• [WHAT IS ASKED] Print the lines that start the entries and continue through the one holding "from matplotlib.ticker import", please, exactly and with the pictures omitted.

• [MATERIAL FOR THIS EXERCISE]
◇ ◇ ◇ ◇ ◇ ◇ ◇

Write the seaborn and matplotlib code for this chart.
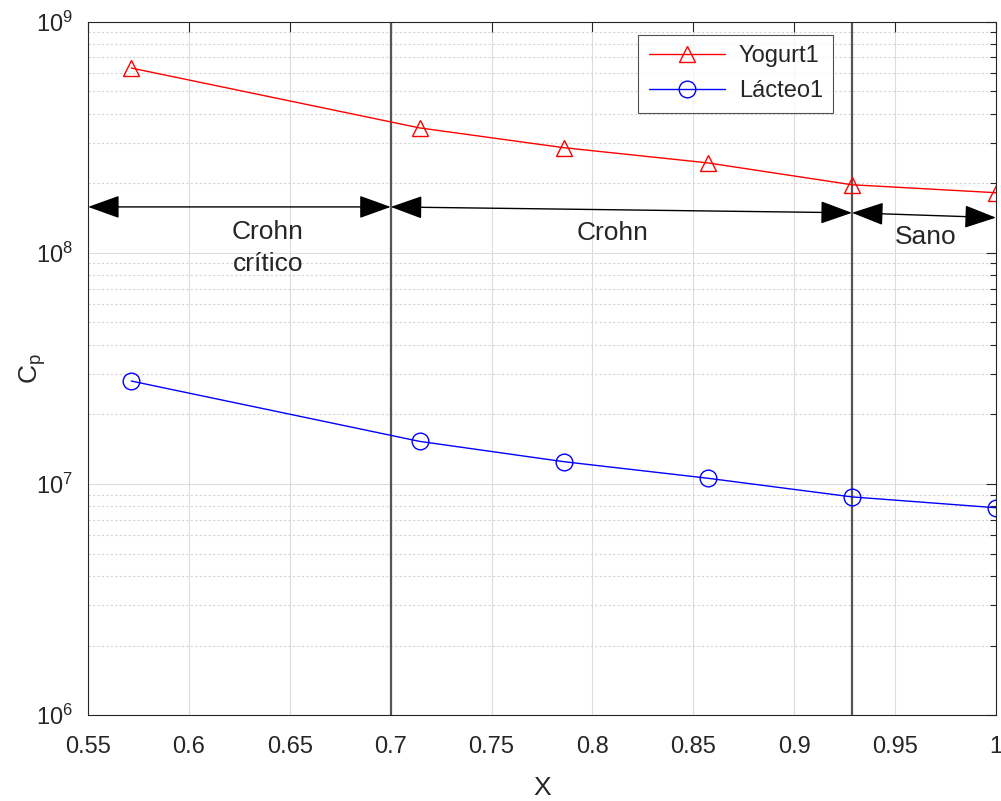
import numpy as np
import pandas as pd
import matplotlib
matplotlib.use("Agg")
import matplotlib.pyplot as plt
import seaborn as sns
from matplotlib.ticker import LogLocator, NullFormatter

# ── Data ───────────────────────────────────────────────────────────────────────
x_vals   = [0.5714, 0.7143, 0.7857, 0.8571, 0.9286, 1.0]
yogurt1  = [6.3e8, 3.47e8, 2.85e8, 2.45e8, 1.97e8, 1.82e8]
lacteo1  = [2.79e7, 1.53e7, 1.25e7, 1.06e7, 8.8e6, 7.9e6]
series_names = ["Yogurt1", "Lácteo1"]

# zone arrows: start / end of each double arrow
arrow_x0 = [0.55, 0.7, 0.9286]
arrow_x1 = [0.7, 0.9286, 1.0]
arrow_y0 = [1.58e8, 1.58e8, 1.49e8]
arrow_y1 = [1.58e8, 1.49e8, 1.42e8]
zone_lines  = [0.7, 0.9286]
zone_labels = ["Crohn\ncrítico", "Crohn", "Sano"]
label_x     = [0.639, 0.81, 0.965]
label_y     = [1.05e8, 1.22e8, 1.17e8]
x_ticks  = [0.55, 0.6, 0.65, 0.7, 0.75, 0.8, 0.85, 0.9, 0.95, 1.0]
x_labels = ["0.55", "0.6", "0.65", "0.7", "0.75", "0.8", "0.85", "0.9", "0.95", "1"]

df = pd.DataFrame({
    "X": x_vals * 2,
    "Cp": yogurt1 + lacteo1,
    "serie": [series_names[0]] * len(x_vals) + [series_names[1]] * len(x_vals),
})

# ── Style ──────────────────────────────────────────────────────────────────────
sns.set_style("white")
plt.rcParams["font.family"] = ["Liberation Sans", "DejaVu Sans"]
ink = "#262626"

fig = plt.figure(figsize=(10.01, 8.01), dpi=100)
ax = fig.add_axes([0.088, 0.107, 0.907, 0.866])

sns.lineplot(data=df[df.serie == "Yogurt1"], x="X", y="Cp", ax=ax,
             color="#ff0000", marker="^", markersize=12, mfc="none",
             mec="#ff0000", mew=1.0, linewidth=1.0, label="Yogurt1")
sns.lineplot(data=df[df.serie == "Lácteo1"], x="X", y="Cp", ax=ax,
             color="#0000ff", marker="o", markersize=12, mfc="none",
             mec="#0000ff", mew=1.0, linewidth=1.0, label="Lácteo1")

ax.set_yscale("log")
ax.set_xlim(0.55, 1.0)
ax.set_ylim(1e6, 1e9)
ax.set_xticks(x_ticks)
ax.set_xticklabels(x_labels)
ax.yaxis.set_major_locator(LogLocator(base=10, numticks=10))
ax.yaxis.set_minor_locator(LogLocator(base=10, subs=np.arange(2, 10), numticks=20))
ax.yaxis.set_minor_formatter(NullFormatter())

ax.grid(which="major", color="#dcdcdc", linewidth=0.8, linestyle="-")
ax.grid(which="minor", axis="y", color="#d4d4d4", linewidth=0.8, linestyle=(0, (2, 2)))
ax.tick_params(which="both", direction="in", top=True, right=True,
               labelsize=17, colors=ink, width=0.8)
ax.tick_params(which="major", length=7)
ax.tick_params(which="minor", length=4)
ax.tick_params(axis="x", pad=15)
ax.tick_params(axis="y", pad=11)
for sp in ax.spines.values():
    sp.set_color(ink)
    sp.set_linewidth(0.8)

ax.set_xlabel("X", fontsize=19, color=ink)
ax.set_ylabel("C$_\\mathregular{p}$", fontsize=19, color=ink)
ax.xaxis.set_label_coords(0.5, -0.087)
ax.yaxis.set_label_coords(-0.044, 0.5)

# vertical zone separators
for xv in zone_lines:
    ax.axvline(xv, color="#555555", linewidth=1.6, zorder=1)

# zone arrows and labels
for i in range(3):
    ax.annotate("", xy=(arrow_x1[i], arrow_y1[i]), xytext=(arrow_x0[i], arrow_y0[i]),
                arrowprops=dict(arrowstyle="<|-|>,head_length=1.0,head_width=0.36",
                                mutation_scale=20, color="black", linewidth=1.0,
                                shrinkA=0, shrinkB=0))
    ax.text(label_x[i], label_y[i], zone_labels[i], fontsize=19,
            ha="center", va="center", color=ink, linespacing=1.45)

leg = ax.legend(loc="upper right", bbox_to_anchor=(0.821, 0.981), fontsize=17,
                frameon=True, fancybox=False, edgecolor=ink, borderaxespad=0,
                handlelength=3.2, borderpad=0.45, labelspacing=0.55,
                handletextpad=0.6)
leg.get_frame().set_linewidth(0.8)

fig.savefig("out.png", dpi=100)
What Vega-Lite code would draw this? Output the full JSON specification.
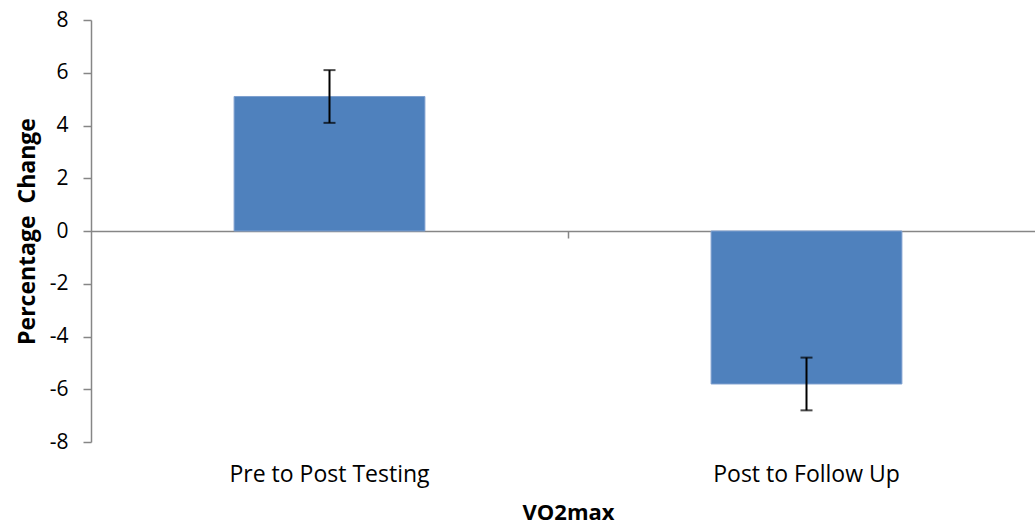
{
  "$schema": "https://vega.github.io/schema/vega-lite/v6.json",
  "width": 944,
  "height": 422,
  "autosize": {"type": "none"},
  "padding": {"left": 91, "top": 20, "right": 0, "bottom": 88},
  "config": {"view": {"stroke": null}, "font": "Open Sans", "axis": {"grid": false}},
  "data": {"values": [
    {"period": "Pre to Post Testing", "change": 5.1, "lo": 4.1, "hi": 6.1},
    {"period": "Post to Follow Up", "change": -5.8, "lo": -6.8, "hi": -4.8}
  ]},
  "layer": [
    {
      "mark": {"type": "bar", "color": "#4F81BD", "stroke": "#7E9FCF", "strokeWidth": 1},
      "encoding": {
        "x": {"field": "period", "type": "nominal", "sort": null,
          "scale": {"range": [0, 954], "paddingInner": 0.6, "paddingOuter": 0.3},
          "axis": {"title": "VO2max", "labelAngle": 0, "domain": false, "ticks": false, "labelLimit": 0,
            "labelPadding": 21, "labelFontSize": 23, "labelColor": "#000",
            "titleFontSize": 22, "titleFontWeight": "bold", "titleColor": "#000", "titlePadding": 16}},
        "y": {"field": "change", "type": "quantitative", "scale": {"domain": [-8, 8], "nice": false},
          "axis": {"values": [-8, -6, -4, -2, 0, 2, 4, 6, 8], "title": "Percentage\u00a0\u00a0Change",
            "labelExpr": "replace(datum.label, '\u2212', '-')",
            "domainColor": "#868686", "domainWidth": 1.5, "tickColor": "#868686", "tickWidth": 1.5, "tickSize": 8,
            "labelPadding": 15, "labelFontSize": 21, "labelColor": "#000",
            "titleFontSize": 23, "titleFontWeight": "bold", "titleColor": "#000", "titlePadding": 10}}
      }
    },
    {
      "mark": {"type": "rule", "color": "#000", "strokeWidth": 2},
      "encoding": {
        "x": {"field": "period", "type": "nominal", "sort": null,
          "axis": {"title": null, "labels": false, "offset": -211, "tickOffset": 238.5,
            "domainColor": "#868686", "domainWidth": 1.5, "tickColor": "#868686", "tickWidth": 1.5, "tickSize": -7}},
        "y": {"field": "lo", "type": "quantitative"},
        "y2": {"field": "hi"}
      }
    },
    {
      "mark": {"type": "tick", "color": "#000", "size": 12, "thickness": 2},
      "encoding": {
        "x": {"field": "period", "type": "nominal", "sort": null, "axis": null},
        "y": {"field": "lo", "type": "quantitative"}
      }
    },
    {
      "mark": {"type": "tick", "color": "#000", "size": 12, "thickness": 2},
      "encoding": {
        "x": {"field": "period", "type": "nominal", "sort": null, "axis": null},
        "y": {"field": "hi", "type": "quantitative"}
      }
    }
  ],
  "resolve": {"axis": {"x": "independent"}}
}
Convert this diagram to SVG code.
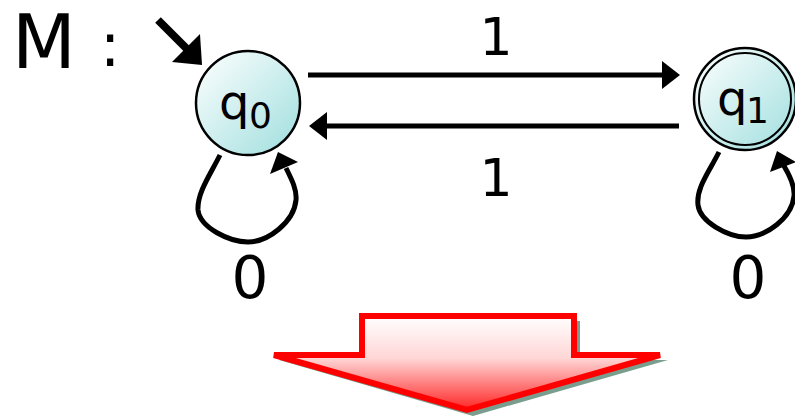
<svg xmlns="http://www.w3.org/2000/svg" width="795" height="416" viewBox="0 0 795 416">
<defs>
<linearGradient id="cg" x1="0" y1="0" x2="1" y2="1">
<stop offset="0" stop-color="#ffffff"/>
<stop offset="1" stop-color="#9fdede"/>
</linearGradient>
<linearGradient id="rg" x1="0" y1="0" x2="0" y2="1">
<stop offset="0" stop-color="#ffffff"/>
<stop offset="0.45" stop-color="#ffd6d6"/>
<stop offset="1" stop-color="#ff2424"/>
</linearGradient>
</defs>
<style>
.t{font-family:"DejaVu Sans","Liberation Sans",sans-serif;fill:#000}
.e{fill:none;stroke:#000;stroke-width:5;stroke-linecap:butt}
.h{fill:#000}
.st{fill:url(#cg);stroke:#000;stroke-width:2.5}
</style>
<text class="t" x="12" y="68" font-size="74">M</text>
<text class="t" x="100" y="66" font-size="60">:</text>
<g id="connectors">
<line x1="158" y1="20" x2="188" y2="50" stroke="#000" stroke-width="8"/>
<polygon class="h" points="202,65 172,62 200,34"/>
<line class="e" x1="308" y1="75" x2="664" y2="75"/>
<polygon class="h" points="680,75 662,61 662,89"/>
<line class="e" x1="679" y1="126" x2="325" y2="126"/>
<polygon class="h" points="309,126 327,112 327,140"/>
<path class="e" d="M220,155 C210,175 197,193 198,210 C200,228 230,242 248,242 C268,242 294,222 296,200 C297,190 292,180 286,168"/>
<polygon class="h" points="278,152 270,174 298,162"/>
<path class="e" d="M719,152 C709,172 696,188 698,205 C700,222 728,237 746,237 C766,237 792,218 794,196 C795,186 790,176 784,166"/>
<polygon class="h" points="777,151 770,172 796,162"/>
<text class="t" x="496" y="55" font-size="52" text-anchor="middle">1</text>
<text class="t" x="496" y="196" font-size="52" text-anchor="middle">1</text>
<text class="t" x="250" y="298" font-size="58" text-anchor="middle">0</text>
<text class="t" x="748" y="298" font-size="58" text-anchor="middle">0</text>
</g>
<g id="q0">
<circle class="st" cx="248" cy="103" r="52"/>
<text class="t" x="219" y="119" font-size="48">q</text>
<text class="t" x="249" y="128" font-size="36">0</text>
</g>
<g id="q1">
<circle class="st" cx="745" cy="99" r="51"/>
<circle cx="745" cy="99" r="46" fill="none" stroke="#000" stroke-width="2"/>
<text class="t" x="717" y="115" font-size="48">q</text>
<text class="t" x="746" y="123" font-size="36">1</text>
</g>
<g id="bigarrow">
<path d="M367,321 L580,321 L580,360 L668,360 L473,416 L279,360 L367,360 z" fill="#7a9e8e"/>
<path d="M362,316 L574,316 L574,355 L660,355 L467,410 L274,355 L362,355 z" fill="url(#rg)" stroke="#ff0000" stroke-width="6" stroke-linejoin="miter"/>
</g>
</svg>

◇ ◇ ◇ ◇ ◇ ◇ ◇

• [EXERCISE RESPONSE]
Write the seaborn and matplotlib code for this chart.
import numpy as np
import pandas as pd
import matplotlib
matplotlib.use("Agg")
import matplotlib.pyplot as plt
import seaborn as sns
from matplotlib.ticker import LogLocator, NullFormatter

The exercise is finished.